I would say that when I began this class, I loved reading, which I still do. I'm absolutely the hide under the covers with a flashlight after the parental units have told you to go to bed type of person. I remember that freshman year I was grounded from reading for leisure! I would go home without homework and read for like 6 hours, only stopping to eat and to take a shower. Later in my high school career, I had neglected my relationship with "reading" we never sat down and spent time together. It was the occasional reading on the debate bus and that was about it. I cheated on reading with homework. 

This semester, I have rediscovered my love for reading. We got back together. I tend to like it better when I am "seeing" its popular fiction side. It is a very diverse side of reading and therefore, I never got bored. With homework, I have had a hard time meeting the quota. I know that it is almost the only homework that I have in the class but I needed time to work on my other homework. This semester I have 2 English classes.

I will work hard to maintain my relationship with "reading," but like any other relationship, it is difficult to maintain it.

Wednesday, October 26, 2011

Gross!!!

I have been working with a program that teaches young children (grades kindergarten to third) how to read and how to become better readers since I was in 4th grade. However, last night was the first time in all those years that a child got sick!!!! It was disgusting and horrible. To make matters worse, she started crying after it happened.... :( poor kid....

Close Reading Bingo

Problems...

1. He presents words like "if you really want to know" and "if I have to" that explains his boring life as the average teenager. Amanda

2. In Chapter One of The Mezzanine, Nicholson Baker's elegant and flowing elevation, journalistic and descriptive denotation, and slightly sweet musical tone convey the vivid detailing of the narrator's office. Although there is not an emotional tone to the passage, it still presents a brilliant and exact description of the building and its surroundings. His scholarly word choice is depicted through "radians of black luster that ride the undulating outer edge" and the lobby's "towering volumes of marble and glass." His denotation is evident through the descriptions of "the struts and piers" and the "black Penguin paperback and small white CVS bag" which are clearly easy to picture. The mood isn't very uplifting, but the connected words of "sunlight," "glossy," and "shine" help to emphasize the melodious sound that Baker employs.  XC Hoosier 3366

The problem I have with the above quote is that although the writer uses strong verbs, they also use a halping verb before hand.

3.In Nicholson Baker's work The Mezzanine, he uses elegant and intricate diction to create a formal tone. Skittles Train

4.The breezy feeling of ease when he notices the "Long glossy highlights" in the the cracks that hang among escalators.
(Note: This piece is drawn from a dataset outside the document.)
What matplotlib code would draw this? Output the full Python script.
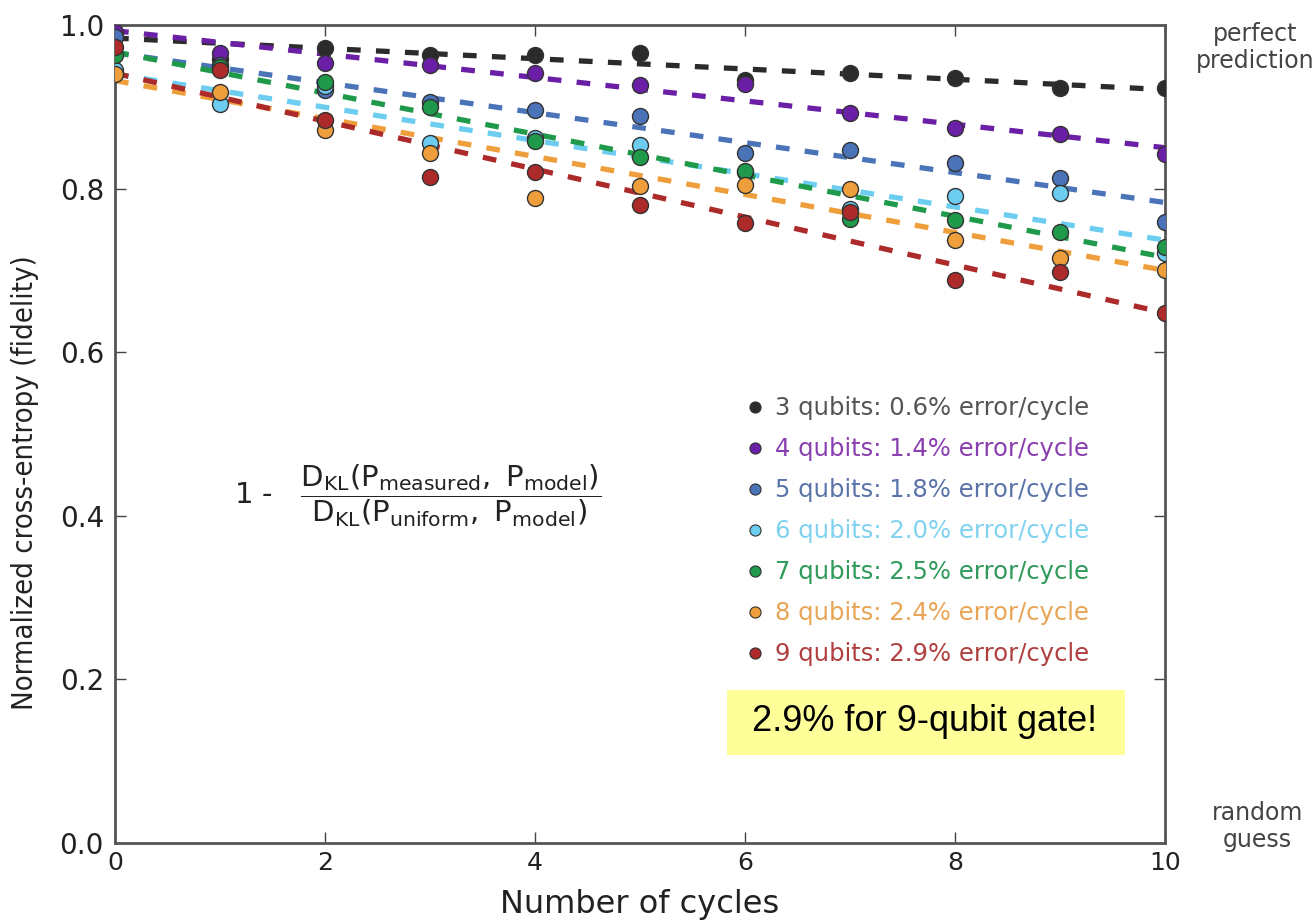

The Chief

This one is more grammatical but it it is a run on.

However the best one that I read is from my dear friend Cara, who I have not talked to in a long time! :( Anyway, here's the link... Less Than Three

Tuesday, October 25, 2011

Close Reading

The Catcher in the Rye By: J.D. Salinger

Salinger's bluntly precise and gritting use of language in The Catcher in the Rye depicts life in its entirety as seen from a nonchalant teenager. The passage begins with "If you really want to hear about it," suggesting that his life is nothing more than the average teenager's life. The narrator describes his childhood as "lousy." He displays the laziness in teenagers when he says, "I don't feel like going into it." He uses vulgar words like "crap," "hell," "damn," and "goddam." This suggests that Holden Caulfield is somewhat uneducated, rouge, and ignorant of the facts of life.

You find out later in this novel that he is only two of the three that I have proposed.

Friday, October 21, 2011

Currently

This one is from Hidden in a Journal "Voice is what imbues a novel with the feeling that it communicates. And no two novels ever share the exact same voice."
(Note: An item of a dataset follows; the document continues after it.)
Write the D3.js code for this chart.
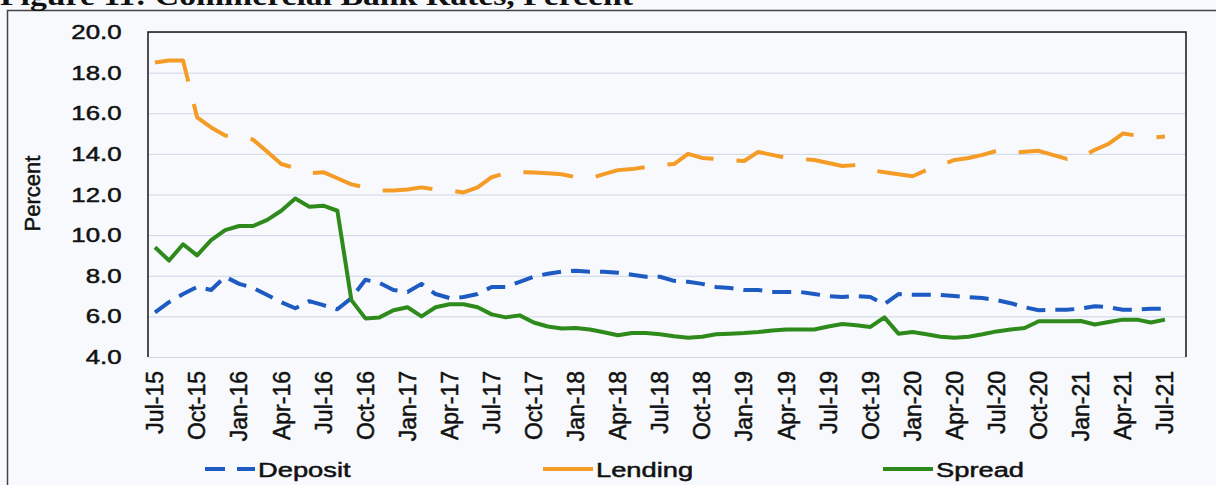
<!DOCTYPE html>
<html>
<head>
<meta charset="utf-8">
<script src="https://cdn.jsdelivr.net/npm/d3@7"></script>
<style>
  body { margin: 0; background: #f7f9fc; }
  svg { display: block; }
  .tick text { font-family: "Liberation Sans", Arial, sans-serif; fill: #111; stroke: #111; stroke-width: 0.5; }
  .legend-label { font-family: "Liberation Sans", Arial, sans-serif; font-size: 21px; fill: #111; stroke: #111; stroke-width: 0.5; }
</style>
</head>
<body>
<svg id="chart" width="1216" height="485"></svg>
<script>
// monthly series, Jul-15 .. Jul-21 (axis runs one month further, to Aug-21)
const deposit = [
  6.2, 6.7, 7.1, 7.45, 7.3, 7.95, 7.6, 7.4, 7.05, 6.7,
  6.4, 6.75, 6.55, 6.35, 6.9, 7.8, 7.65, 7.3, 7.2, 7.6,
  7.1, 6.9, 6.95, 7.1, 7.45, 7.45, 7.7, 7.95, 8.1, 8.2,
  8.25, 8.2, 8.2, 8.15, 8.05, 7.95, 7.95, 7.75, 7.7, 7.6,
  7.45, 7.4, 7.3, 7.3, 7.2, 7.2, 7.2, 7.1, 7.0, 6.95,
  7.0, 6.95, 6.6, 7.1, 7.07, 7.07, 7.05, 7.0, 6.95, 6.9,
  6.8, 6.65, 6.45, 6.3, 6.33, 6.33, 6.38, 6.5, 6.45, 6.33,
  6.33, 6.38, 6.38,
];
const lending = [
  18.5, 18.6, 18.6, 15.8, 15.3, 14.9, 14.85, 14.7, 14.1, 13.5,
  13.3, 13.05, 13.1, 12.8, 12.5, 12.35, 12.2, 12.2, 12.25, 12.35,
  12.25, 12.2, 12.1, 12.35, 12.85, 13.05, 13.1, 13.08, 13.05, 13.0,
  12.85, 12.8, 13.0, 13.2, 13.25, 13.35, 13.45, 13.5, 14.0, 13.8,
  13.75, 13.7, 13.65, 14.1, 13.95, 13.8, 13.75, 13.7, 13.55, 13.4,
  13.45, 13.2, 13.1, 13.0, 12.9, 13.2, 13.45, 13.7, 13.8, 13.95,
  14.15, 14.05, 14.1, 14.15, 13.95, 13.75, 13.8, 14.2, 14.5, 15.0,
  14.9, 14.8, 14.85,
];
const spread = [
  9.4, 8.75, 9.55, 9.0, 9.75, 10.25, 10.45, 10.45, 10.75, 11.2,
  11.8, 11.4, 11.45, 11.2, 6.8, 5.9, 5.95, 6.3, 6.45, 6.0,
  6.45, 6.6, 6.6, 6.45, 6.1, 5.95, 6.05, 5.7, 5.5, 5.4,
  5.43, 5.35, 5.22, 5.07, 5.18, 5.18, 5.12, 5.02, 4.95, 5.0,
  5.12, 5.15, 5.18, 5.23, 5.3, 5.35, 5.35, 5.35, 5.5, 5.62,
  5.56, 5.48, 5.95, 5.15, 5.23, 5.12, 5.0, 4.95, 5.0, 5.12,
  5.26, 5.35, 5.43, 5.76, 5.76, 5.76, 5.77, 5.6, 5.72, 5.84,
  5.84, 5.7, 5.84,
];
const tickLabels = [
  "Jul-15", "Oct-15", "Jan-16", "Apr-16", "Jul-16", "Oct-16", "Jan-17", "Apr-17",
  "Jul-17", "Oct-17", "Jan-18", "Apr-18", "Jul-18", "Oct-18", "Jan-19", "Apr-19",
  "Jul-19", "Oct-19", "Jan-20", "Apr-20", "Jul-20", "Oct-20", "Jan-21", "Apr-21", "Jul-21",
];
const yTicks = [4, 6, 8, 10, 12, 14, 16, 18, 20];
const seriesNames = ["Deposit", "Lending", "Spread"];

const fmt = d3.timeFormat("%b-%y");
const months = d3.timeMonth.range(new Date(2015, 6, 1), new Date(2021, 8, 1)).map(fmt);

const series = [
  { key: "Deposit", values: deposit, color: "#1d5bc2", dash: "19,10" },
  { key: "Lending", values: lending, color: "#f49c26", dash: "50,23" },
  { key: "Spread", values: spread, color: "#2f8a1c", dash: null },
];

const svg = d3.select("#chart");
const margin = { top: 32, right: 30, bottom: 128, left: 148 };
const width = +svg.attr("width");
const height = +svg.attr("height");
const innerWidth = width - margin.left - margin.right;
const innerHeight = height - margin.top - margin.bottom;

// scanned page frame + title (cut off at the top)
svg.append("rect")
  .attr("x", 7.5).attr("y", 10.5)
  .attr("width", 1300).attr("height", 600)
  .attr("fill", "none").attr("stroke", "#444").attr("stroke-width", 1.5);

svg.append("text")
  .attr("x", 0).attr("y", 5)
  .attr("font-family", "Liberation Serif, Times New Roman, serif")
  .attr("font-weight", "bold")
  .attr("font-size", 27)
  .attr("textLength", 633)
  .attr("lengthAdjust", "spacingAndGlyphs")
  .attr("fill", "#111")
  .text("Figure 11: Commercial Bank Rates, Percent");

const g = svg.append("g").attr("transform", `translate(${margin.left},${margin.top})`);

const xScale = d3.scaleBand().domain(months).range([0, innerWidth]);
const xPos = (i) => xScale(months[i]) + xScale.bandwidth() / 2;

const yScale = d3.scaleLinear().domain([4, 20]).range([innerHeight, 0]);

// gridlines
g.append("g")
  .attr("class", "grid")
  .call(d3.axisLeft(yScale).tickValues(yTicks).tickSize(-innerWidth).tickFormat(""))
  .call((s) => s.select(".domain").remove())
  .selectAll("line")
  .attr("stroke", "#cdd6e6")
  .attr("stroke-width", 1);

// y axis
const yAxisG = g.append("g")
  .call(d3.axisLeft(yScale).tickValues(yTicks).tickSize(0).tickFormat(d3.format(".1f")));
yAxisG.select(".domain").remove();
yAxisG.selectAll("text")
  .attr("x", -21)
  .attr("font-size", 20.5)
  .attr("transform", "scale(1.26,1)");

g.append("text")
  .attr("transform", `translate(${40 - margin.left},${innerHeight / 2 - 1}) rotate(-90)`)
  .attr("text-anchor", "middle")
  .attr("font-family", "Liberation Sans, Arial, sans-serif")
  .attr("font-size", 22)
  .attr("fill", "#111")
  .attr("stroke", "#111")
  .attr("stroke-width", 0.5)
  .text("Percent");

// x axis
const xAxisG = g.append("g")
  .attr("transform", `translate(0,${innerHeight})`)
  .call(d3.axisBottom(xScale).tickValues(months.filter((m) => tickLabels.includes(m))).tickSize(0));
xAxisG.select(".domain").remove();
xAxisG.selectAll("text")
  .attr("font-size", 23)
  .attr("text-anchor", "end")
  .attr("transform", "rotate(-90)")
  .attr("x", -14)
  .attr("y", 0)
  .attr("dy", "0.36em");

// plot border: left, top, right
g.append("path")
  .attr("d", `M0,${innerHeight}V0H${innerWidth}V${innerHeight}`)
  .attr("fill", "none")
  .attr("stroke", "#161616")
  .attr("stroke-width", 1.5);

// lines
const lineGenerator = d3.line()
  .x((d, i) => xPos(i))
  .y((d) => yScale(d));

g.selectAll(".line-path")
  .data(series)
  .enter()
  .append("path")
  .attr("class", "line-path")
  .attr("d", (d) => lineGenerator(d.values))
  .attr("fill", "none")
  .attr("stroke", (d) => d.color)
  .attr("stroke-width", 4)
  .attr("stroke-linejoin", "round")
  .attr("stroke-dasharray", (d) => d.dash);

// legend
const legendX = [205, 543, 883];
const legend = svg.append("g").attr("transform", "translate(0,469)");
const items = legend.selectAll(".legend-item")
  .data(series)
  .enter()
  .append("g")
  .attr("class", "legend-item")
  .attr("transform", (d, i) => `translate(${legendX[i]},0)`);

items.append("line")
  .attr("x1", 0).attr("x2", 50)
  .attr("stroke", (d) => d.color)
  .attr("stroke-width", 4)
  .attr("stroke-dasharray", (d) => (d.key === "Deposit" ? "20,12" : null));

items.append("text")
  .attr("class", "legend-label")
  .attr("transform", "translate(53,0) scale(1.3,1)")
  .attr("dy", "0.36em")
  .text((d, i) => seriesNames[i]);
</script>
</body>
</html>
I like this introduction because it immediately captured my attention and it made me want to finish reading. I know that seems cliche because English teachers have continually told us to capture your readers' attention, but it is so true! I have to be caught into a book by the end of the first chapter or I will not finish because it bores me. This is why I would not read the neither Blue Blood's series, despite Taylor telling me to, or Heart of Darkness, despite the fact that Mr. Jankowski made us write an essay on it. (I plead the 5th whenever asked what I received on that essay........)
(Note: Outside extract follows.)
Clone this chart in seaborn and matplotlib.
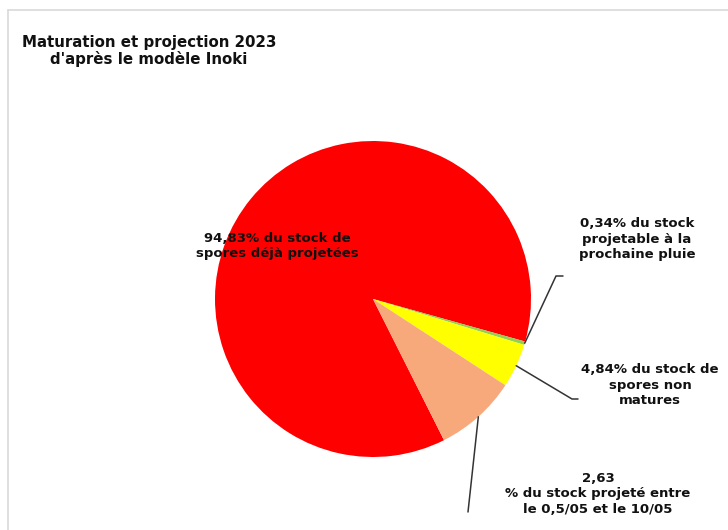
import matplotlib
matplotlib.use("Agg")
import matplotlib.pyplot as plt
from matplotlib.lines import Line2D
import numpy as np
import seaborn as sns

sns.set_theme(style="white")
plt.rcParams['font.family'] = ['DejaVu Sans']

# Data (slice sizes; label texts as shown)
categories = ["déjà projetées", "projetable prochaine pluie", "non matures", "projeté 0,5/05-10/05"]
values = [86.8, 0.35, 4.5, 8.4]
colors = ["#FF0000", "#92D050", "#FFFF00", "#F7A97B"]
labels = [
    "94,83% du stock de\nspores déjà projetées",
    "0,34% du stock\nprojetable à la\nprochaine pluie",
    "4,84% du stock de\nspores non\nmatures",
    "2,63\n% du stock projeté entre\nle 0,5/05 et le 10/05",
]
title = "Maturation et projection 2023\nd'après le modèle Inoki"

W, H = 728, 530
fig = plt.figure(figsize=(W / 100, H / 100), dpi=100)
fig.patch.set_facecolor("white")

cx, cy, r = 373, 299, 158
ax = fig.add_axes([(cx - r) / W, (H - cy - r) / H, 2 * r / W, 2 * r / H])
wedges, _ = ax.pie(values, colors=colors, startangle=296.7, counterclock=False,
                   radius=1.0, wedgeprops=dict(linewidth=0))
ax.set_xlim(-1, 1)
ax.set_ylim(-1, 1)
ax.set_aspect("equal")
ax.axis("off")

def fx(px):
    return px / W

def fy(py):
    return 1 - py / H

# frame lines
fig.add_artist(Line2D([fx(8), fx(W)], [fy(10), fy(10)], color="#d9d9d9", lw=1.2))
fig.add_artist(Line2D([fx(8), fx(8)], [fy(10), fy(H)], color="#d9d9d9", lw=1.2))

fig.text(fx(149), fy(51), title, ha="center", va="center", fontsize=10.8,
         fontweight="bold", color="#111111", linespacing=1.08)

# slice labels
lab_pos = [(277, 246), (637, 239), (650, 385), (598, 494)]
for (x, y), t in zip(lab_pos, labels):
    fig.text(fx(x), fy(y), t, ha="center", va="center", fontsize=9.5,
             fontweight="bold", color="#111111", linespacing=1.25)

# leader lines: start at slice middle on the edge
angles = []
start = 296.7
total = sum(values)
for v in values:
    span = 360 * v / total
    angles.append(np.deg2rad(start - span / 2))
    start -= span

leaders = {1: [(556, 276), (563, 276)], 2: [(572, 399), (578, 399)], 3: [(468, 512)]}
for i, pts in leaders.items():
    a = angles[i]
    sx, sy = cx + r * np.cos(a), cy - r * np.sin(a)
    xs = [fx(sx)] + [fx(p[0]) for p in pts]
    ys = [fy(sy)] + [fy(p[1]) for p in pts]
    fig.add_artist(Line2D(xs, ys, color="#333333", lw=1.1))

fig.savefig("out.png", dpi=100, facecolor="white")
"1984 by George Orwell uses straightforward and exact diction, colloquial formality, and dull sound to create a harsh feeling for the reader, much like how Winston feels the chill of the bright cold day and the enormous eyes of the face watching him." This person has another awesome quote that I am posting. "Homer's The Odyssey poetic connotation, elegant and scholarly formality, and melodious sound."

Lucky




Wednesday, October 19, 2011

Style Mapping

To Kill A Mockingbird, by Harper Lee, uses the coarsely sophisticated literal language which accurately conveys the dialect of the narrator. The narrator is Scout, a girl growing up in the segregated south in the town of Maycomb, Alabama. She writes in long seemingly run-on sentences, but uses words like "assuaged" and "apothecary," while also saying blunt ignorant comments like "If General Jackson hadn't run the Creeks up the creek." Contrastingly, Charles Dickens' David Copperfield uses the elegant, lyrical, and archaic language of Victorian England. The first sentence begins with "Whether I shall." Even more different is the style of language that is in George Orwell's 1984. He uses what he thinks to be "futuristic" language that has many made up words and long seemingly run-on sentences that are more sophisticated than those of To Kill A Mockingbird.

Friday, October 14, 2011

Quarterly

This quarter, I have been notoriously bad at maintaining my goals for reading. I feel like I'm breaking a New Year's resolution, and in a way, I am. At the beginning of the school year, I made a promise to myself that I would work on homework before it is due. Yet, I end up doing the majority of my reading on Thursday nights and Friday morning on the bus. I want to do better at work ahead over the weekend. I need to apply this to everything I do: other course work and debate included. I think everyone should implement this to an extent. Now, I'm not saying that we should be like robots and only do work. All work, no play left Jack a dull boy.

Anyway, so my goal is to read better books and more pages, which will lead to more books.